The PIP Assessment Guide is issued to health professionals and their employers by the DWP and also published online.
The latest version makes it clear that everyone can ask to have their PIP assessment recorded, whether it is a telephone or face-to-face assessment. It states that:
“Upon prior request, providers have the facility to audio record telephone and face to face consultations. There is an expectation that this will remove or reduce the need for claimants to record consultations.”
The guide goes on to say that face-to-face claimants must sign a consent form in which they agree to not use the audio recording for unlawful purposes. Telephone clients have to give a verbal agreement.
If you use a recording for your own information, share it with an advisor or use it as part of an appeal, this is all entirely lawful.

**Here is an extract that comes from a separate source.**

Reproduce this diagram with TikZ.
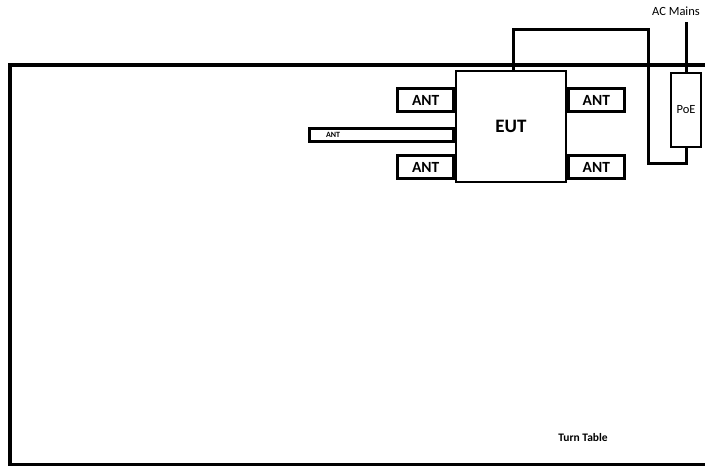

The guidance also says that:
“In some circumstances, claimants may wish to use their own equipment to audio record their consultation. The consent process above should be followed.”
There no longer appears to be a requirement that claimants must use very expensive dual tape recorders if they wish to record their assessment.
In relation to covert recording, the guidance now says:
“A claimant may make a covert recording of the consultation without the HP being aware. If the HP notices that a claimant is covertly recording their consultation, the restrictions above should be explained to the claimant.”
Previously, if a claimant was found to be covertly recording an assessment the guidance said that they should be asked to stop and, if they did not do so, the assessment would be terminated for failure to participate.
All of this guidance relates to audio recording only, video recording by claimants is not permitted.
We would encourage everyone to ask for their assessment to be audio recorded.
We would also suggest that you consider making a recording of your own as a backup, just in case the official recording somehow fails or goes astray.
However, if a badly informed health professional insists you cannot use your own device we would strongly advise you to stop recording and make a complaint afterwards, rather than risk your claim being stopped.
We’ll be updating our PIP guide to take account of these changes.